Requirement:
State the count of lines below in which the word "image" appears, and add nothing.
━━━━━ Record set ━━━━━
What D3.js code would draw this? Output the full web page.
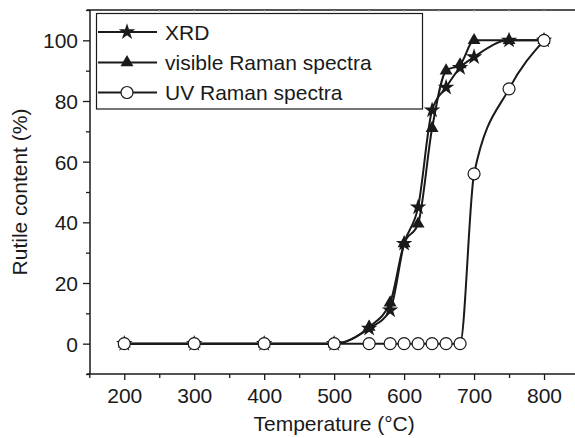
<!DOCTYPE html>
<html>
<head>
<meta charset="utf-8">
<script src="https://cdn.jsdelivr.net/npm/d3@7"></script>
<style>
  html, body { margin: 0; padding: 0; background: #fff; }
  svg { display: block; }
  text { font-family: "Liberation Sans", Arial, Helvetica, sans-serif; fill: #1a1a1a; }
</style>
</head>
<body>
<svg id="chart" width="575" height="438"></svg>
<script>
// Calcination temperature (°C) and rutile fraction (%) from three techniques
const xrdTemps     = [200, 300, 400, 500, 550, 580, 600, 620, 640, 660, 680, 700, 750, 800];
const xrdValues    = [0, 0, 0, 0, 5, 11, 33, 45, 77, 84.5, 91, 94.5, 100, 100];
const visTemps     = [200, 300, 400, 500, 550, 580, 600, 620, 640, 660, 680, 700, 750, 800];
const visValues    = [0, 0, 0, 0, 5.5, 13.5, 33, 39.5, 71, 90, 92, 100, 100, 100];
const uvTemps      = [200, 300, 400, 500, 550, 580, 600, 620, 640, 660, 680, 700, 750, 800];
const uvValues     = [0, 0, 0, 0, 0, 0, 0, 0, 0, 0, 0, 56, 84, 100];
const seriesNames  = ["XRD", "visible Raman spectra", "UV Raman spectra"];
const xTickValues  = [200, 300, 400, 500, 600, 700, 800];
const yTickValues  = [0, 20, 40, 60, 80, 100];

const svg = d3.select("#chart");
const plotLeft = 90, plotTop = 10, plotBottom = 374, plotRight = 579;
const fontPx = "21px";

const x = d3.scaleLinear().domain([150, 850]).range([plotLeft - 0.7, plotRight]);
const y = d3.scaleLinear().domain([-10, 110]).range([plotBottom, plotTop]);

const ink = "#1a1a1a";

// ---- axes ----
const xMinor = d3.range(150, 851, 50).filter(v => !xTickValues.includes(v));
const yMinor = d3.range(-10, 111, 10).filter(v => !yTickValues.includes(v));

const gx = svg.append("g").attr("transform", `translate(0,${plotBottom})`)
  .call(d3.axisBottom(x).tickValues(xTickValues).tickSize(6).tickSizeOuter(0).tickPadding(8));
const gxm = svg.append("g").attr("transform", `translate(0,${plotBottom})`)
  .call(d3.axisBottom(x).tickValues(xMinor).tickSize(4).tickSizeOuter(0).tickFormat(""));
const gy = svg.append("g").attr("transform", `translate(${plotLeft},0)`)
  .call(d3.axisLeft(y).tickValues(yTickValues).tickSize(7).tickSizeOuter(0).tickPadding(5));
const gym = svg.append("g").attr("transform", `translate(${plotLeft},0)`)
  .call(d3.axisLeft(y).tickValues(yMinor).tickSize(4).tickSizeOuter(0).tickFormat(""));

[gx, gxm, gy, gym].forEach(g => {
  g.selectAll("path.domain").remove();
  g.selectAll(".tick line").attr("stroke", ink).attr("stroke-width", 1.3);
  g.selectAll(".tick text").style("font-size", fontPx).attr("fill", ink);
});
gy.selectAll(".tick text").attr("dy", "0.35em");

// frame lines: left axis, bottom axis, top border
svg.append("line").attr("x1", plotLeft).attr("x2", plotLeft).attr("y1", plotTop).attr("y2", plotBottom)
  .attr("stroke", ink).attr("stroke-width", 1.5);
svg.append("line").attr("x1", plotLeft - 3).attr("x2", plotRight).attr("y1", plotBottom).attr("y2", plotBottom)
  .attr("stroke", ink).attr("stroke-width", 1.5);
svg.append("line").attr("x1", plotLeft - 3).attr("x2", plotRight).attr("y1", plotTop).attr("y2", plotTop)
  .attr("stroke", ink).attr("stroke-width", 1.5);
// faint ticks along the top border
svg.append("g").selectAll("line").data(d3.range(200, 851, 50)).join("line")
  .attr("x1", d => x(d)).attr("x2", d => x(d)).attr("y1", plotTop).attr("y2", plotTop + 2)
  .attr("stroke", "#bbb").attr("stroke-width", 1);

// axis titles
svg.append("text").attr("x", (x.range()[0] + x.range()[1]) / 2).attr("y", 431)
  .attr("text-anchor", "middle").style("font-size", fontPx).text("Temperature (°C)");
svg.append("text").attr("transform", `translate(27,${y(50)}) rotate(-90)`)
  .attr("text-anchor", "middle").style("font-size", fontPx).text("Rutile content (%)");

// ---- curves ----
const line = d3.line().x(d => x(d[0])).y(d => y(d[1])).curve(d3.curveMonotoneX);
const xrd = d3.zip(xrdTemps, xrdValues);
const vis = d3.zip(visTemps, visValues);
const uv  = d3.zip(uvTemps, uvValues);

[uv, vis, xrd].forEach(s => {
  svg.append("path").datum(s).attr("d", line)
    .attr("fill", "none").attr("stroke", ink).attr("stroke-width", 2);
});

// ---- markers ----
const star = d3.symbol().type(d3.symbolStar).size(85);
const tri  = d3.symbol().type(d3.symbolTriangle).size(72);

svg.append("g").selectAll("path").data(xrd).join("path")
  .attr("d", star).attr("transform", d => `translate(${x(d[0])},${y(d[1])})`)
  .attr("fill", ink);
svg.append("g").selectAll("path").data(vis).join("path")
  .attr("d", tri).attr("transform", d => `translate(${x(d[0])},${y(d[1])})`)
  .attr("fill", ink);
svg.append("g").selectAll("circle").data(uv).join("circle")
  .attr("cx", d => x(d[0])).attr("cy", d => y(d[1])).attr("r", 6)
  .attr("fill", "#fff").attr("stroke", ink).attr("stroke-width", 1.2);

// ---- legend ----
const lg = svg.append("g");
lg.append("rect").attr("x", 96.5).attr("y", 13.5).attr("width", 326).attr("height", 95.5)
  .attr("fill", "#fff").attr("stroke", ink).attr("stroke-width", 1.2);
const rowY = [32, 62.5, 92.5];
const markerMakers = [
  g => g.append("path").attr("d", star).attr("fill", ink),
  g => g.append("path").attr("d", tri).attr("fill", ink),
  g => g.append("circle").attr("r", 6).attr("fill", "#fff").attr("stroke", ink).attr("stroke-width", 1.2)
];
seriesNames.forEach((name, i) => {
  const row = lg.append("g").attr("transform", `translate(0,${rowY[i]})`);
  row.append("line").attr("x1", 98).attr("x2", 157).attr("y1", 0).attr("y2", 0)
    .attr("stroke", ink).attr("stroke-width", 2);
  markerMakers[i](row.append("g").attr("transform", "translate(127,0)"));
  row.append("text").attr("x", 165).attr("y", 0).attr("dy", "0.36em")
    .style("font-size", fontPx).text(name);
});
</script>
</body>
</html>
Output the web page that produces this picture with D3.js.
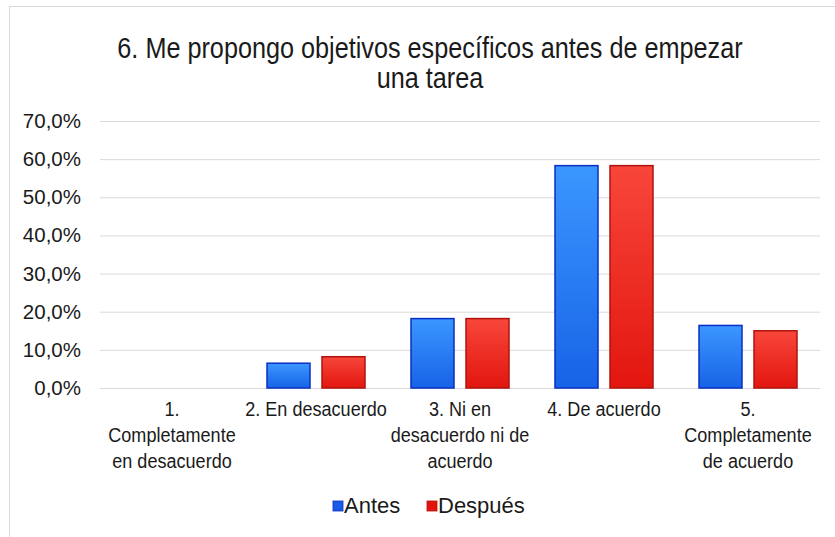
<!DOCTYPE html>
<html>
  <head>
    <meta charset="utf-8">
    <title>Me propongo objetivos</title>
    <script type="text/javascript" src="https://d3js.org/d3.v7.min.js"></script>
    <style>
      body { margin: 0; background: #fff; }
      text { font-family: "Liberation Sans", Arial, sans-serif; fill: #1a1a1a; }
    </style>
  </head>
  <body>
    <svg width="835" height="537"></svg>
    <script type="text/javascript">
      // data
      var categories = ["1. Completamente en desacuerdo", "2. En desacuerdo", "3. Ni en desacuerdo ni de acuerdo", "4. De acuerdo", "5. Completamente de acuerdo"];
      var categoryLines = [
        ["1.", "Completamente", "en desacuerdo"],
        ["2. En desacuerdo"],
        ["3. Ni en", "desacuerdo ni de", "acuerdo"],
        ["4. De acuerdo"],
        ["5.", "Completamente", "de acuerdo"]
      ];
      var seriesNames = ["Antes", "Después"];
      var antes = [0, 6.5, 18.2, 58.3, 16.4];
      var despues = [0, 8.2, 18.2, 58.3, 15.0];
      var yTicks = [0, 10, 20, 30, 40, 50, 60, 70];
      var titleLines = ["6. Me propongo objetivos específicos antes de empezar", "una tarea"];

      var svg = d3.select("svg");

      // chart frame
      svg.append("rect")
        .attr("x", 9.5).attr("y", 6.5)
        .attr("width", 900).attr("height", 600)
        .attr("fill", "none").attr("stroke", "#d9d9d9");

      var defs = svg.append("defs");
      function grad(id, top, bottom) {
        var g = defs.append("linearGradient").attr("id", id)
          .attr("x1", 0).attr("y1", 0).attr("x2", 0).attr("y2", 1);
        g.append("stop").attr("offset", "0%").attr("stop-color", top);
        g.append("stop").attr("offset", "100%").attr("stop-color", bottom);
      }
      grad("gBlue", "#3b97ff", "#1763e6");
      grad("gRed", "#f8463b", "#e2160f");
      var fills = ["url(#gBlue)", "url(#gRed)"];
      var strokes = ["#0a2fc4", "#b0130c"];
      var swatch = ["#1a5be8", "#e3140e"];

      var x0 = d3.scaleBand().domain(categories).range([100, 820])
        .paddingInner(0.3125).paddingOuter(0.15625);
      var x1 = d3.scaleBand().domain(seriesNames).range([0, x0.bandwidth()]).paddingInner(0.2);
      var y = d3.scaleLinear().domain([0, 70]).range([388, 121]);

      // title (squeezed a bit, the original font is a narrow one)
      svg.append("text")
        .attr("transform", "translate(430,58) scale(0.87,1)")
        .attr("text-anchor", "middle")
        .style("font-size", "29px")
        .selectAll("tspan").data(titleLines).enter().append("tspan")
        .attr("x", 0).attr("dy", function (d, i) { return i ? 30 : 0; })
        .text(function (d) { return d; });

      // gridlines + y labels
      var yAxis = d3.axisLeft(y).tickValues(yTicks).tickSize(-720)
        .tickFormat(function (d) { return d.toFixed(1).replace(".", ",") + "%"; });
      var ga = svg.append("g").attr("transform", "translate(100,0)").call(yAxis);
      ga.select(".domain").remove();
      ga.selectAll(".tick line").attr("stroke", "#d9d9d9");
      ga.selectAll(".tick text").attr("x", -19)
        .style("font-size", "20.5px").style("font-family", "Liberation Sans, Arial, sans-serif")
        .attr("fill", "#1a1a1a");

      // bars
      var rows = categories.map(function (c, i) { return { cat: c, vals: [antes[i], despues[i]] }; });
      var cg = svg.selectAll("g.cat").data(rows).enter().append("g")
        .attr("class", "cat")
        .attr("transform", function (d) { return "translate(" + x0(d.cat) + ",0)"; });
      cg.selectAll("rect").data(function (d) {
          return d.vals.map(function (v, j) { return { s: seriesNames[j], v: v, j: j }; });
        })
        .enter().append("rect")
        .filter(function (d) { return d.v > 0; })
        .attr("x", function (d) { return x1(d.s) + 0.5; })
        .attr("y", function (d) { return y(d.v); })
        .attr("width", x1.bandwidth() - 1)
        .attr("height", function (d) { return y(0) - y(d.v); })
        .attr("fill", function (d) { return fills[d.j]; })
        .attr("stroke", function (d) { return strokes[d.j]; })
        .attr("stroke-width", 1.5);

      // x labels
      svg.selectAll("text.xl").data(categories).enter().append("text")
        .attr("class", "xl")
        .attr("text-anchor", "middle")
        .attr("transform", function (d) {
          return "translate(" + (x0(d) + x0.bandwidth() / 2) + ",416) scale(0.86,1)";
        })
        .style("font-size", "21px")
        .each(function (d, i) {
          d3.select(this).selectAll("tspan").data(categoryLines[i]).enter().append("tspan")
            .attr("x", 0).attr("dy", function (t, k) { return k ? 26 : 0; })
            .text(function (t) { return t; });
        });

      // legend
      var legX = [333, 427];
      var lg = svg.selectAll("g.leg").data(seriesNames).enter().append("g")
        .attr("class", "leg")
        .attr("transform", function (d, i) { return "translate(" + legX[i] + ",501)"; });
      lg.append("rect").attr("width", 10).attr("height", 10)
        .attr("fill", function (d, i) { return swatch[i]; })
        .attr("stroke", function (d, i) { return strokes[i]; }).attr("stroke-width", 0.8);
      lg.append("text").attr("x", 11).attr("y", 12)
        .style("font-size", "22px")
        .text(function (d) { return d; });
    </script>
  </body>
</html>
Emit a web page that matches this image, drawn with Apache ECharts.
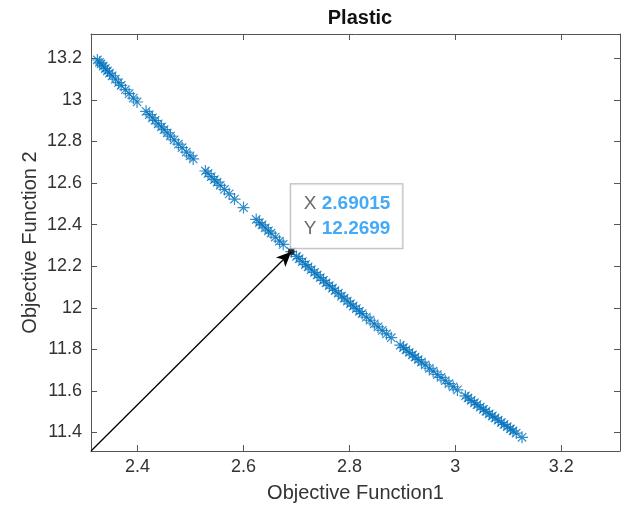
<!DOCTYPE html>
<html>
<head>
<meta charset="utf-8">
<script src="https://cdn.jsdelivr.net/npm/echarts@6/dist/echarts.min.js"></script>
<style>
  html, body { margin: 0; padding: 0; background: #fff; }
  #chart { width: 624px; height: 511px; }
</style>
</head>
<body>
<div id="chart"></div>
<script>
// Pareto front values
const obj1 = [
  2.324, 2.328, 2.331, 2.335, 2.339, 2.343, 2.347, 2.352, 2.358, 2.364, 2.369, 2.377, 2.384, 2.392, 2.399,
  2.416, 2.422, 2.428, 2.433, 2.439, 2.445, 2.450, 2.456, 2.462, 2.469, 2.477, 2.484, 2.492, 2.499, 2.505,
  2.528, 2.533, 2.539, 2.545, 2.550, 2.556, 2.564, 2.573, 2.583,
  2.600,
  2.624, 2.630, 2.635, 2.641, 2.647, 2.652, 2.660, 2.668, 2.675,
  2.69015,
  2.700, 2.705, 2.711, 2.717, 2.722, 2.728, 2.734, 2.739, 2.745, 2.751, 2.756, 2.762, 2.768, 2.773, 2.779,
  2.785, 2.790, 2.796, 2.802, 2.807, 2.813, 2.819, 2.824, 2.832, 2.839, 2.847, 2.854, 2.862, 2.870, 2.879,
  2.896, 2.902, 2.907, 2.913, 2.919, 2.924, 2.930, 2.936, 2.943, 2.951, 2.958, 2.966, 2.973, 2.981, 2.988, 2.996, 3.004,
  3.019, 3.024, 3.030, 3.036, 3.041, 3.047, 3.053, 3.058, 3.064, 3.070, 3.075, 3.081, 3.087, 3.092, 3.098, 3.104, 3.109, 3.115,
  3.126
];
const obj2 = [
  13.192, 13.181, 13.173, 13.162, 13.151, 13.140, 13.129, 13.116, 13.100, 13.083, 13.070, 13.049, 13.030, 13.009, 12.990,
  12.945, 12.929, 12.914, 12.901, 12.885, 12.870, 12.857, 12.841, 12.826, 12.808, 12.787, 12.770, 12.749, 12.731, 12.716,
  12.658, 12.646, 12.631, 12.616, 12.604, 12.589, 12.569, 12.548, 12.523,
  12.482,
  12.425, 12.410, 12.399, 12.384, 12.370, 12.359, 12.340, 12.321, 12.305,
  12.2699,
  12.247, 12.236, 12.222, 12.208, 12.197, 12.183, 12.170, 12.158, 12.145, 12.132, 12.120, 12.107, 12.094, 12.083, 12.070,
  12.056, 12.046, 12.032, 12.019, 12.008, 11.996, 11.983, 11.972, 11.955, 11.940, 11.923, 11.908, 11.891, 11.874, 11.856,
  11.820, 11.808, 11.798, 11.785, 11.773, 11.763, 11.751, 11.739, 11.725, 11.709, 11.695, 11.679, 11.665, 11.649, 11.635, 11.620, 11.605,
  11.576, 11.566, 11.555, 11.543, 11.534, 11.522, 11.511, 11.502, 11.490, 11.479, 11.470, 11.459, 11.448, 11.439, 11.428, 11.417, 11.408, 11.397,
  11.377
];

// the data tip
const tipX = 2.69015;
const tipY = 12.2699;

const xTicks = [2.4, 2.6, 2.8, 3, 3.2];
const yTicks = [11.4, 11.6, 11.8, 12, 12.2, 12.4, 12.6, 12.8, 13, 13.2];
const xMin = 2.312, xMax = 3.311;
const yMin = 11.311, yMax = 13.317;

const FONT = 'Liberation Sans';
const AXIS_COLOR = '#555';
const TEXT_COLOR = '#333';
const BLUE = '#0072BD';

const points = obj1.map((x, i) => [x, obj2[i]]);

const chart = echarts.init(document.getElementById('chart'), null, { renderer: 'canvas' });

// shared look for the box axes
const tick = { show: true, inside: true, length: 6, lineStyle: { color: AXIS_COLOR, width: 1 } };
const line = { show: true, onZero: false, lineStyle: { color: AXIS_COLOR, width: 1 } };

chart.setOption({
  animation: false,
  title: {
    text: 'Plastic',
    left: 355, top: 3, textAlign: 'center',
    textStyle: { fontFamily: FONT, fontSize: 20, fontWeight: 'bold', color: '#111' }
  },
  grid: { left: 91, right: 4, top: 34, bottom: 60 },
  xAxis: [
    {
      type: 'value', position: 'bottom', min: xMin, max: xMax,
      name: 'Objective Function1', nameLocation: 'middle', nameGap: 32,
      nameMoveOverlap: false,
      nameTextStyle: { fontFamily: FONT, fontSize: 20, color: TEXT_COLOR },
      axisLine: line,
      axisTick: Object.assign({}, tick, { customValues: xTicks }),
      axisLabel: { customValues: xTicks, margin: 7, fontFamily: FONT, fontSize: 18, color: TEXT_COLOR },
      splitLine: { show: false }
    },
    {
      type: 'value', position: 'top', min: xMin, max: xMax,
      axisLine: line,
      axisTick: Object.assign({}, tick, { customValues: xTicks }),
      axisLabel: { show: false },
      splitLine: { show: false }
    }
  ],
  yAxis: [
    {
      type: 'value', position: 'left', min: yMin, max: yMax,
      name: 'Objective Function 2', nameLocation: 'middle', nameGap: 51,
      nameMoveOverlap: false,
      nameTextStyle: { fontFamily: FONT, fontSize: 20, color: TEXT_COLOR },
      axisLine: line,
      axisTick: Object.assign({}, tick, { customValues: yTicks }),
      axisLabel: { customValues: yTicks, margin: 9, fontFamily: FONT, fontSize: 18, color: TEXT_COLOR },
      splitLine: { show: false }
    },
    {
      type: 'value', position: 'right', min: yMin, max: yMax,
      axisLine: line,
      axisTick: Object.assign({}, tick, { customValues: yTicks }),
      axisLabel: { show: false },
      splitLine: { show: false }
    }
  ],
  series: [
    {
      type: 'scatter',
      data: points,
      symbol: 'path://M10,0L10,20M0,10L20,10M3,3L17,17M3,17L17,3',
      symbolSize: 12,
      itemStyle: { color: 'rgba(0,0,0,0)', borderColor: BLUE, borderWidth: 1.2 },
      emphasis: { disabled: true },
      markLine: {
        silent: true,
        symbol: ['none', 'arrow'],
        symbolSize: [10, 15],
        label: { show: false },
        lineStyle: { color: '#000', width: 1.3, type: 'solid' },
        data: [[{ coord: [xMin, yMin] }, { coord: [tipX, tipY] }]]
      }
    },
    {
      type: 'scatter',
      data: [[tipX, tipY]],
      symbol: 'circle',
      symbolSize: 7,
      z: 5,
      itemStyle: { color: '#111' },
      emphasis: { disabled: true },
      label: {
        show: true,
        position: [3, -64],
        backgroundColor: 'rgba(255,255,255,0.95)',
        borderColor: '#a6a6a6',
        borderWidth: 1,
        padding: [7, 12, 7, 13],
        formatter: () => '{l|X}{v|' + tipX + '}\n{l|Y}{v|' + tipY + '}',
        rich: {
          l: { fontFamily: FONT, fontSize: 19, color: '#444', lineHeight: 25, width: 18 },
          v: { fontFamily: FONT, fontSize: 19, fontWeight: 'bold', color: '#1593f5', lineHeight: 25 }
        }
      }
    }
  ]
});
</script>
</body>
</html>
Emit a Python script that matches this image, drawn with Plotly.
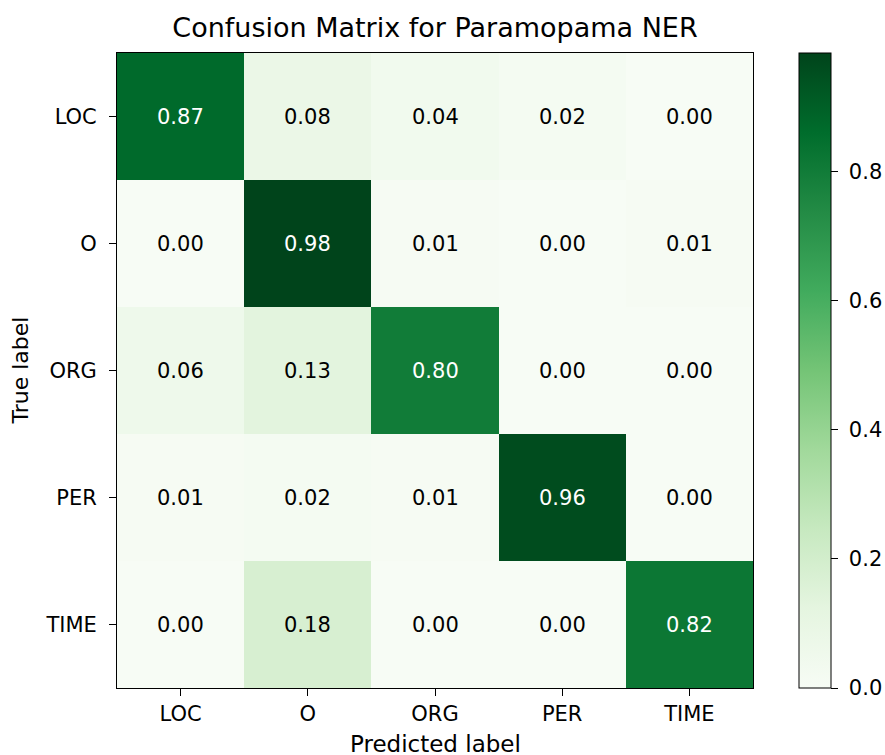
import plotly.graph_objects as go

labels = ["LOC", "O", "ORG", "PER", "TIME"]
row_loc = [0.87, 0.08, 0.04, 0.02, 0.00]
row_o = [0.00, 0.984, 0.01, 0.00, 0.01]
row_org = [0.06, 0.13, 0.80, 0.00, 0.00]
row_per = [0.01, 0.02, 0.01, 0.96, 0.00]
row_time = [0.00, 0.18, 0.00, 0.00, 0.82]
matrix = [row_loc, row_o, row_org, row_per, row_time]
cbar_ticks = [0.0, 0.2, 0.4, 0.6, 0.8]

greens = ["#f7fcf5", "#e5f5e0", "#c7e9c0", "#a1d99b", "#74c476",
          "#41ab5d", "#238b45", "#006d2c", "#00441b"]
colorscale = [[i / (len(greens) - 1), c] for i, c in enumerate(greens)]

W, H = 885, 755
L, R, T, B = 117, 132, 53, 67
pw = W - L - R
ph = H - T - B
FONT = "DejaVu Sans"

zmax = max(max(r) for r in matrix)
thresh = zmax / 2

fig = go.Figure(go.Heatmap(
    z=matrix, x=labels, y=labels,
    colorscale=colorscale, zmin=0, zmax=zmax,
    xgap=0, ygap=0, hoverinfo="skip",
    colorbar=dict(
        x=(799 - L) / pw, xanchor="left", xref="paper",
        y=0.5, yanchor="middle", len=1, lenmode="fraction",
        thickness=32, thicknessmode="pixels",
        xpad=0, ypad=0, outlinewidth=1, outlinecolor="black",
        tickvals=cbar_ticks,
        ticktext=["\u00a0" + f"{v:.1f}" for v in cbar_ticks],
        ticks="outside", ticklen=7, tickcolor="black", tickwidth=1,
        tickfont=dict(family=FONT, size=21, color="#000"),
    ),
))

annotations = []
for i, row in enumerate(matrix):
    for j, v in enumerate(row):
        annotations.append(dict(
            x=labels[j], y=labels[i], text=f"{v:.2f}", showarrow=False,
            font=dict(family=FONT, size=21, color="white" if v > thresh else "black"),
        ))
annotations.append(dict(
    xref="paper", yref="paper", x=0.5, y=-(744 - (T + ph)) / ph,
    xanchor="center", yanchor="middle", text="Predicted label", showarrow=False,
    font=dict(family=FONT, size=23, color="black"),
))
annotations.append(dict(
    xref="paper", yref="paper", x=(20 - L) / pw, y=0.5,
    xanchor="center", yanchor="middle", text="True label", showarrow=False,
    textangle=-90, font=dict(family=FONT, size=22, color="black"),
))

axis_common = dict(
    showline=True, linecolor="black", linewidth=1, mirror=True,
    ticks="outside", ticklen=7, tickcolor="black", tickwidth=1,
    showgrid=False, zeroline=False,
    tickfont=dict(family=FONT, size=21, color="black"),
)

fig.update_layout(
    width=W, height=H,
    margin=dict(l=L, r=R, t=T, b=B, autoexpand=False),
    paper_bgcolor="white", plot_bgcolor="white",
    title=dict(text="Confusion Matrix for Paramopama NER",
               x=(L + pw / 2) / W, xanchor="center", xref="container",
               y=1 - 28 / H, yanchor="middle", yref="container",
               font=dict(family=FONT, size=27, color="black")),
    xaxis=dict(**axis_common, type="category"),
    yaxis=dict(**axis_common, type="category", autorange="reversed",
               ticklabelstandoff=8),
    annotations=annotations,
)

fig.write_html("out.html")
━━━━━
Output of the exercise:
2